### [DATASET EXTRACT]
|---|
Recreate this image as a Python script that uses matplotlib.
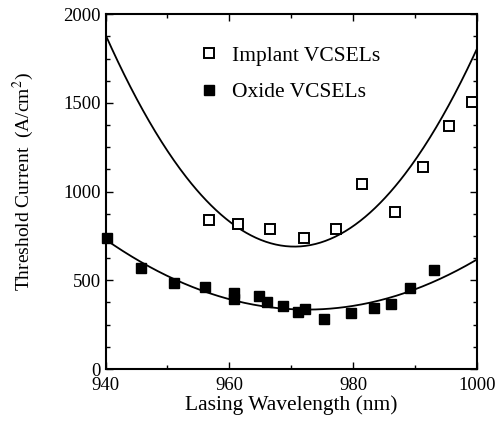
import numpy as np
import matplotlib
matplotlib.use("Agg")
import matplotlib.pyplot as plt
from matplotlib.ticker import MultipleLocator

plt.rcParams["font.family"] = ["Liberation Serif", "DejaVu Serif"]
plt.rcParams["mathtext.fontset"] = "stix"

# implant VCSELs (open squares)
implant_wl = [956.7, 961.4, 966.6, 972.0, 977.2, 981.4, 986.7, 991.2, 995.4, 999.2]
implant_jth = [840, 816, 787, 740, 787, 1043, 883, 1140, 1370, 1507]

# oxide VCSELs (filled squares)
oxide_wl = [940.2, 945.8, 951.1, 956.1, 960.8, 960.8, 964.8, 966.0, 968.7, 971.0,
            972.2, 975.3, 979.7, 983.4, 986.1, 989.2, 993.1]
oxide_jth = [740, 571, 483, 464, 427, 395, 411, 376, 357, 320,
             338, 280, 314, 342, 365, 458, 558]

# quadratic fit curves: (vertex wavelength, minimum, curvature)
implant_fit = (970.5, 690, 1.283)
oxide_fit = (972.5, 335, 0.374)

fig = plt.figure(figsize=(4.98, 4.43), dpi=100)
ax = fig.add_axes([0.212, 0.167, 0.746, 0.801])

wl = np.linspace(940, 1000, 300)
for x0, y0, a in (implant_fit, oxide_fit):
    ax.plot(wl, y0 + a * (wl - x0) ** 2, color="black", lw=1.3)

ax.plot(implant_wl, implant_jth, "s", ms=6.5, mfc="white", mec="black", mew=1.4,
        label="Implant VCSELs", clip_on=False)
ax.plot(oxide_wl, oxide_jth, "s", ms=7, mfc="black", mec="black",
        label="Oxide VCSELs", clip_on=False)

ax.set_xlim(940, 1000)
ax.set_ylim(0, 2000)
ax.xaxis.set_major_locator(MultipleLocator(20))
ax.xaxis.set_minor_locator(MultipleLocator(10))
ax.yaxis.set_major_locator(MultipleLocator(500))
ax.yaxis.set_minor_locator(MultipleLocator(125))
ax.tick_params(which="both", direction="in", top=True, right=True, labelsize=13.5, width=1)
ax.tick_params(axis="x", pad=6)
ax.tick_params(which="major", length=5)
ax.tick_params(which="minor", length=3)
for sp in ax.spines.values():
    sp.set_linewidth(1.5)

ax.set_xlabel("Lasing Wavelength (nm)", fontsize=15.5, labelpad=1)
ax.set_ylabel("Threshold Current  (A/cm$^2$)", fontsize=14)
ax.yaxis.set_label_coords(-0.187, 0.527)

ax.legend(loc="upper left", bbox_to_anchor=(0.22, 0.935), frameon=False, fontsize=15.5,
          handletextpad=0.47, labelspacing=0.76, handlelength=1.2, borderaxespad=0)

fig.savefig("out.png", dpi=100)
|---|
### [GIVEN EXERCISE]
Begin at the top of the material above and output each line exactly, stopping after the line that holds "from matplotlib.ticker import MultipleLocator". Leave out pictures.

### [SOLUTION FOR THIS TASK]
Recreate this image as a Python script that uses matplotlib.
import numpy as np
import matplotlib
matplotlib.use("Agg")
import matplotlib.pyplot as plt
from matplotlib.ticker import MultipleLocator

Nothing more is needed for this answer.